Tuesday 4 August 2015

John Berger Versus Francis Bacon;Who was Right Part Three

          Part Three of Berger Versus Bacon: Who Was Right? by Dave Jaffe


     In her book on Francis Bacon, author Kitty Hauser mentions John Berger comparing Francis Bacon's figures to those of Walt Disney's. I get the impression that Hauser didn't like this comparison.
   Yet one artist I knew in the 1980's liked that comparison a lot. "Berger is really different from most art critics," Roger Jansen, a tall bearded artist and baker said in effect. "His comparison amazed me and I thought it was so true."
   Now time moves on. Francis Bacon died in 1992. John Berger went on writing. Then in 2004, a show of Bacon's works was held in France where Berger has lived for many years. Berger went to see the show and he was impressed.
    In a story Berger wrote for the U.K.-based weekly 'The Guardian', Berger switched positions on Bacon and his work. Now he saw Bacon's paintings as a key to understanding the state of the world. Bacon, Berger concluded, saw the world as a brutal place. 'Pitiless' was the word Berger used. And Berger said Bacon got it right.
     Bacon's views according to Berger, matched the world outside the gallery's doors. The year before the show opened in France, NATO forces led by the United States, had invaded Iraq. They overthrew the brutal dictator Saddam Hussein, but then went on to kill tens of thousands of Iraqis and penned up others in horrible prisons like Abu Ghraib and Guantanamo.
    In Abu Ghraib,  guards, who were mostly Americans, tortured, beat and water boarded their prisoners.
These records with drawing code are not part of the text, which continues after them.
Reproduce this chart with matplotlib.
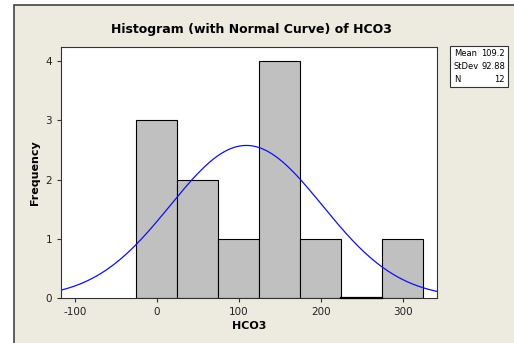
import numpy as np
import matplotlib
matplotlib.use('Agg')
import matplotlib.pyplot as plt
from matplotlib.patches import Rectangle

plt.rcParams['axes.unicode_minus'] = False

# histogram bins (HCO3) and counts
bin_edges = [-25, 25, 75, 125, 175, 225, 275, 325]
counts = [3, 2, 1, 4, 1, 0, 1]

# summary stats shown in the box
mean_val = 109.2
sd_val = 92.88
n_obs = 12

xticks = [-100, 0, 100, 200, 300]
yticks = [0, 1, 2, 3, 4]

bg = '#EDEAE0'
W, H = 514, 343
fig = plt.figure(figsize=(W / 100, H / 100), dpi=100, facecolor='white')

# beige panel with dark frame on left/top
fig.patches.append(Rectangle((14 / W, -0.05), 1.1, (H - 5) / H + 0.05,
                             transform=fig.transFigure, facecolor=bg,
                             edgecolor='#444444', linewidth=1.2, zorder=-10))

ax = fig.add_axes([61 / W, 1 - 298 / H, (437 - 61) / W, (298 - 47) / H])
ax.set_facecolor('white')

widths = np.diff(bin_edges)
lefts = np.array(bin_edges[:-1])
for l, w, c in zip(lefts, widths, counts):
    if c > 0:
        ax.bar(l, c, width=w, align='edge', color='#C0C0C0', edgecolor='black', linewidth=0.8)
    else:
        ax.plot([l, l + w], [0, 0], color='black', linewidth=1.6, clip_on=False, zorder=3)

xs = np.linspace(-117, 342, 400)
binw = widths[0]
ys = n_obs * binw / (sd_val * np.sqrt(2 * np.pi)) * np.exp(-0.5 * ((xs - mean_val) / sd_val) ** 2)
ax.plot(xs, ys, color='#1010F0', linewidth=0.9)

ax.set_xlim(-117, 342)
ax.set_ylim(0, 4.24)
ax.set_xticks(xticks)
ax.set_yticks(yticks)
ax.tick_params(labelsize=7.5, length=3, width=0.8, color='#333333', labelcolor='#222222')
for s in ax.spines.values():
    s.set_linewidth(0.8)
    s.set_color('#333333')

ax.set_xlabel('HCO3', fontsize=8, fontweight='bold', labelpad=3)
ax.set_ylabel('Frequency', fontsize=8, fontweight='bold', labelpad=4)
fig.text(251 / W, 1 - 30 / H, 'Histogram (with Normal Curve) of HCO3',
         ha='center', va='center', fontsize=9, fontweight='bold')

# stats box
fig.patches.append(Rectangle((450 / W, 1 - 87 / H), 58 / W, 41 / H,
                             transform=fig.transFigure, facecolor='white',
                             edgecolor='#333333', linewidth=0.8, zorder=2))
labels = ['Mean', 'StDev', 'N']
values = [f'{mean_val}', f'{sd_val}', f'{n_obs}']
for i, (lab, v) in enumerate(zip(labels, values)):
    y = 1 - (54 + i * 12.5) / H
    fig.text(454 / W, y, lab, fontsize=6, va='center', ha='left', zorder=3)
    fig.text(505 / W, y, v, fontsize=6, va='center', ha='right', zorder=3)

fig.savefig('out.png', dpi=100, facecolor='white')
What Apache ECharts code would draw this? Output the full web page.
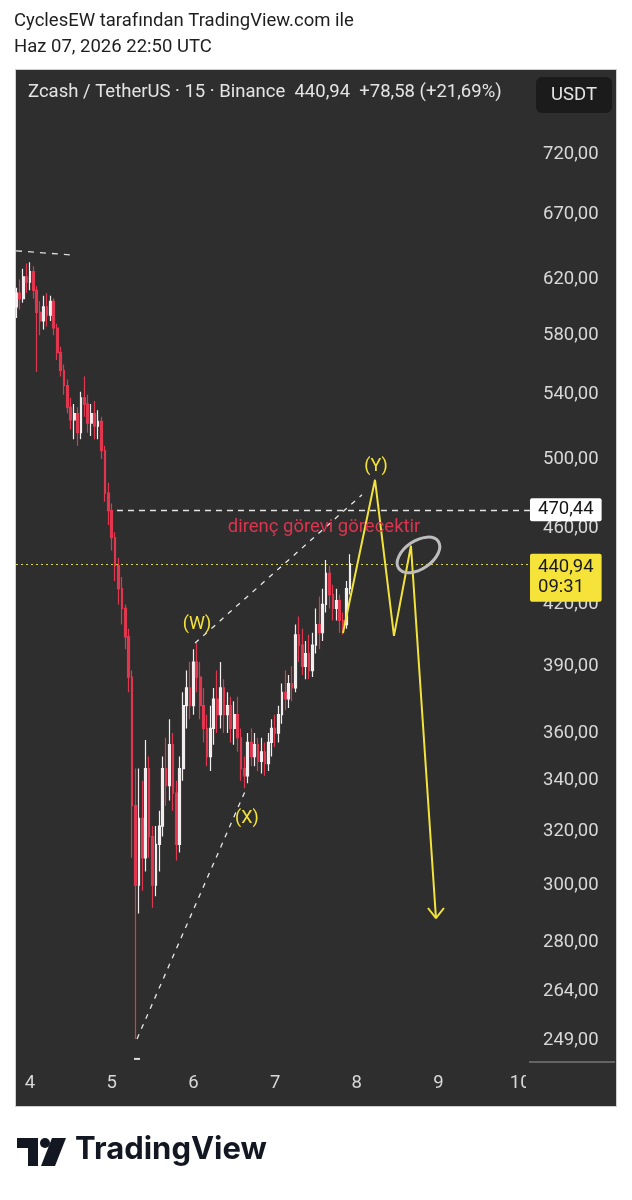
<!DOCTYPE html>
<html><head><meta charset="utf-8">
<script src="https://cdn.jsdelivr.net/npm/echarts@6/dist/echarts.min.js"></script>
<style>
html,body{margin:0;padding:0;background:#fff;}
#box{position:absolute;left:15px;top:69px;width:600px;height:1036px;background:#2e2e2e;border:1px solid #cfcfcf;}
#c{position:absolute;left:0;top:0;width:632px;height:1200px;}
</style></head><body>
<div id="box"></div>
<div id="c"></div>
<script>
// ---- data (ZEC/USDT, hourly approximation of the 15m chart, June 2026 day-of-month on x) ----
const startDay = 3.8333;           // June 3, 20:00 UTC
const stepDay = 1 / 24;            // one hour
const open = [600,610,606,622,618,626,612,596,590,600, 594,604,585,568,556,546,532,524,528,516,
  538,534,522,528,520,523,505,480,470,455, 440,428,418,404,385,330,300,325,310,345,
  318,300,315,322,345,338,355,335,315,345, 372,380,372,392,385,372,362,350,362,375,
  368,380,368,372,362,368,358,345,342,356, 350,355,348,352,347,356,362,360,368,378,
  375,382,380,405,400,390,396,388,400,410, 406,420,436,425,418,422,412,410,428];
const close = [610,606,622,618,626,612,596,590,600,594, 604,585,568,556,546,532,524,528,516,538,
  534,522,528,520,523,505,480,470,455,440, 428,418,404,385,330,300,325,310,345,318,
  300,315,322,345,338,355,335,315,345,372, 380,372,392,385,372,362,350,362,375,368,
  380,368,372,362,368,358,345,342,356,350, 355,348,352,347,356,362,360,368,378,375,
  382,380,405,400,390,396,388,400,410,406, 420,436,425,418,422,412,410,428,440.94];
const low = [592,598,603,610,612,606,555,580,584,586, 590,580,563,552,540,528,518,512,508,512,
  526,516,514,512,512,500,475,462,448,432, 420,410,398,378,310,249.5,290,298,305,310,
  292,296,305,318,330,332,328,309,312,340, 362,366,368,378,366,356,346,344,355,360,
  362,360,360,356,355,352,340,337,339,346, 346,344,343,342,344,350,354,356,364,370,
  371,374,378,392,386,384,384,385,396,398, 402,416,418,412,412,406,405,408,425];
const high = [614,620,628,632,633,630,615,604,608,610, 608,606,588,572,560,550,538,534,532,542,
  552,540,534,536,530,526,508,486,474,458, 444,434,420,408,388,345,345,340,357,350,
  322,322,328,350,358,366,360,340,350,378, 388,392,398,401,392,380,368,372,380,388,
  392,384,378,376,374,376,362,350,360,362, 360,358,358,356,360,366,368,372,382,388,
  386,390,410,414,408,402,405,406,418,424, 428,443,440,430,428,425,416,432,446];

const xTicks = [4,5,6,7,8,9,10];
const yTicks = [720,670,620,580,540,500,460,420,390,360,340,320,300,280,264,249];
const lastPrice = 440.94;
const resLevel = 470.44;
const resStartDay = 5.065;

// annotation drawings (day, price)
const topDashT = [3.829, 4.49],  topDashV = [641.7, 638.6];
const lowerWaveT = [5.31, 6.656], lowerWaveV = [249.5, 337.5];
const upperWaveT = [6.02, 8.064], upperWaveV = [401, 479];
const projT = [7.831, 8.223, 8.455, 8.663, 8.969], projV = [405.9, 487.7, 404.5, 450.6, 288.4];
const arrowT = [8.871, 8.969, 9.067], arrowV = [291.9, 288.4, 291.9];
const waveLabels = ['(W)', '(X)', '(Y)'];
const waveLabelT = [6.044, 6.656, 8.235], waveLabelV = [409.8, 325.1, 495.3];
const noteText = 'direnç görevi görecektir';
const noteT = 7.599, noteV = 460.9;
const circleT = 8.755, circleV = 445.7;
const lowMarkT = 5.31, lowMarkV = 243.6;

// ---- chart ----
const X_MIN = 3.829, X_MAX = 10.12;
const fmt = v => v.toFixed(2).replace('.', ',');
const times = open.map((_, i) => startDay + i * stepDay);
const candleData = open.map((o, i) => [times[i], o, close[i], low[i], high[i]]);
const pts = (ts, vs) => ts.map((t, i) => [t, vs[i]]);
const lineSeries = (ts, vs, color, type, width) => ({
  type: 'line', data: pts(ts, vs), symbol: 'none', silent: true, z: 4, clip: false,
  lineStyle: { color: color, type: type, width: width }
});
const FONT = 'Roboto';
const BG = '#2e2e2e';
const FS = 18.5;

const chart = echarts.init(document.getElementById('c'), null, { width: 632, height: 1200 });
chart.setOption({
  animation: false,
  backgroundColor: 'transparent',
  textStyle: { fontFamily: FONT },
  grid: { left: 16, top: 70, width: 514, height: 992, containLabel: false },
  xAxis: {
    type: 'value', min: X_MIN, max: X_MAX,
    axisLine: { show: false }, axisTick: { show: false }, splitLine: { show: false },
    axisLabel: { customValues: xTicks, formatter: v => String(Math.round(v)), color: '#d8d8d8', fontSize: FS, margin: 12, fontFamily: FONT }
  },
  yAxis: {
    type: 'log', logBase: 10, min: 242.7, max: 797, position: 'right',
    axisLine: { show: false }, axisTick: { show: false }, splitLine: { show: false },
    axisLabel: { customValues: yTicks, formatter: fmt, color: '#d8d8d8', fontSize: FS, margin: 13, align: 'left', fontFamily: FONT }
  },
  series: [
    {
      type: 'candlestick', data: candleData, encode: { x: 0, y: [1, 2, 3, 4] },
      barWidth: 2.2, z: 3,
      itemStyle: { color: '#f2eef0', color0: '#e0374f', borderColor: '#f2eef0', borderColor0: '#e0374f', borderWidth: 1.2 },
      markLine: {
        symbol: 'none', silent: true, animation: false,
        data: [
          [
            { coord: [resStartDay, resLevel], lineStyle: { color: '#e4e4e4', type: [6, 5], width: 1.3 },
              label: { show: true, position: 'end', distance: 0, formatter: fmt(resLevel), backgroundColor: '#ffffff', color: '#151515',
                       fontSize: FS, fontFamily: FONT, padding: [2, 8, 2, 8], borderRadius: 2 } },
            { coord: [X_MAX, resLevel] }
          ],
          { yAxis: lastPrice, lineStyle: { color: '#dcd54a', type: [2, 3], width: 1 },
            label: { show: true, position: 'end', distance: 0, formatter: fmt(lastPrice) + '\n09:31', backgroundColor: '#f6e33a', color: '#1a1a1a',
                     fontSize: FS, lineHeight: 20, fontFamily: FONT, padding: [4, 8, 4, 8], borderRadius: 2, offset: [0, 14] } }
        ]
      }
    },
    lineSeries(topDashT, topDashV, '#dcdcdc', [6, 6], 1.3),
    lineSeries(lowerWaveT, lowerWaveV, '#e8e8e8', [5, 6], 1.3),
    lineSeries(upperWaveT, upperWaveV, '#e8e8e8', [5, 6], 1.3),
    lineSeries(projT, projV, '#f1e23c', 'solid', 2),
    lineSeries(arrowT, arrowV, '#f1e23c', 'solid', 2),
    {
      type: 'scatter', data: pts(waveLabelT, waveLabelV), symbolSize: 1, itemStyle: { color: 'transparent', opacity: 1 }, z: 6, silent: true,
      label: { show: true, position: 'inside', formatter: p => waveLabels[p.dataIndex], color: '#f5e33a', textBorderWidth: 0, fontSize: 18, fontFamily: FONT }
    },
    {
      type: 'scatter', data: [[noteT, noteV]], symbolSize: 1, itemStyle: { color: 'transparent', opacity: 1 }, z: 6, silent: true,
      label: { show: true, position: 'inside', formatter: noteText, color: '#dc3550', textBorderWidth: 0, fontSize: 18.5, fontFamily: FONT }
    },
    {
      type: 'scatter', data: [[lowMarkT, lowMarkV]], symbol: 'rect', symbolSize: [6, 2], clip: false,
      itemStyle: { color: '#dddddd', opacity: 1 }, silent: true, z: 5
    },
    {
      type: 'custom', data: [[circleT, circleV]], silent: true, z: 7, clip: false,
      renderItem: (params, api) => {
        const p = api.coord([api.value(0), api.value(1)]);
        return { type: 'ellipse', x: p[0], y: p[1], rotation: 0.6,
                 shape: { cx: 0, cy: 0, rx: 24, ry: 14 },
                 style: { fill: 'none', stroke: '#bdbdbd', lineWidth: 3 } };
      }
    }
  ],
  graphic: [
    { type: 'text', left: 14, top: 12, z: 100, style: { text: 'CyclesEW tarafından TradingView.com ile', fill: '#1e1e1e', font: '18.5px Roboto' } },
    { type: 'text', left: 14, top: 38, z: 100, style: { text: 'Haz 07, 2026 22:50 UTC', fill: '#1e1e1e', font: '18.5px Roboto' } },
    { type: 'text', left: 28, top: 83, z: 100, style: { text: 'Zcash / TetherUS · 15 · Binance  440,94  +78,58 (+21,69%)', fill: '#e4e4e4', font: '18.5px Roboto' } },
    { type: 'rect', shape: { x: 536, y: 77, width: 76, height: 36, r: 6 }, z: 100, style: { fill: '#1b1b1b' } },
    { type: 'text', x: 574, y: 95, z: 101, style: { text: 'USDT', fill: '#e4e4e4', font: '18.5px Roboto', align: 'center', verticalAlign: 'middle' } },
    { type: 'rect', shape: { x: 526, y: 1063, width: 89, height: 42 }, z: 100, style: { fill: BG } },
    { type: 'line', shape: { x1: 529, y1: 1062, x2: 615, y2: 1062 }, z: 100, style: { stroke: '#9a9a9a', lineWidth: 1 } },
    // TradingView logo
    { type: 'polygon', shape: { points: [[17,1138],[38,1138],[38,1166],[28,1166],[28,1148],[17,1148]] }, z: 100, style: { fill: '#131722' } },
    { type: 'circle', shape: { cx: 45, cy: 1143, r: 5 }, z: 100, style: { fill: '#131722' } },
    { type: 'polygon', shape: { points: [[52,1138],[66,1138],[55,1166],[41,1166]] }, z: 100, style: { fill: '#131722' } },
    { type: 'text', left: 75, top: 1134, z: 100, style: { text: 'TradingView', fill: '#131722', font: 'bold 31px Inter' } }
  ]
});
</script>
</body></html>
Pictures show some guards really enjoying torturing their prisoners. All of this took place against a backdrop of what came to be known as '9/11'. On September 9, 2001 a group of men from Saudi Arabia and Morocco hijacked American planes and ploughed into the World Trade Towers in New York City and the Pentagon in Washington, D.C. All the hijackers died as did the passengers on the planes and over 2,000 people who were mostly Americans.
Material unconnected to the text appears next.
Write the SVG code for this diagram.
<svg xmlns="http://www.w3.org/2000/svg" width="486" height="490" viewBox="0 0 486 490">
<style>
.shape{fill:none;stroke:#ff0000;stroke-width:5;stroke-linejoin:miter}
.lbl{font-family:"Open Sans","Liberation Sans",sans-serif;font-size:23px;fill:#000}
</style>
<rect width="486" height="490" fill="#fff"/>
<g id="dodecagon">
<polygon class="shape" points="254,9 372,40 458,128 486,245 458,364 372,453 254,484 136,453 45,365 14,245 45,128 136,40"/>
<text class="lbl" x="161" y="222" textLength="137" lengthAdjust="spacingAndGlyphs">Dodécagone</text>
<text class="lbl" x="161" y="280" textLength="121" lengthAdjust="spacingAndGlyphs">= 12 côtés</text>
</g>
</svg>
      "Those who are not with us," said then-U.S. president George W. Bush "are against us." The Cold War had ended ten years before. Now a new world wide war, ' The War On Terror' had begun. It's still going on in 2015.
    Berger surely saw this and realized that the idealism of his youth and middle age had been misplaced. The world was indeed a pitiless place. So put John Berger in the camp of disappointed idealists, as Kitty Hauser pointed out in her book on Bacon. Put me there too.
     So though Bacon's view of life is probably right maybe John Berger got it right too - at least once. In the late 1960's, Berger like myself and millions of others thought that progressive forces would win many victories and sweep the world. Yet by 1972, the year Berger first wrote about Bacon, he and others knew that the dreams of the 1960's had been a mirage. Yet Berger remained an idealist. Still, now a man in his eighties, Berger could no longer deny that the world was indeed pitiless.
    "Game, set and match," tennis announcers say at court side when a tennis game is won by one contestant or another.So game set, and match to Francis Bacon who stands out as one of the great figurative painters of the 20th century. Yet I still wish he had been wrong in his view of human beings.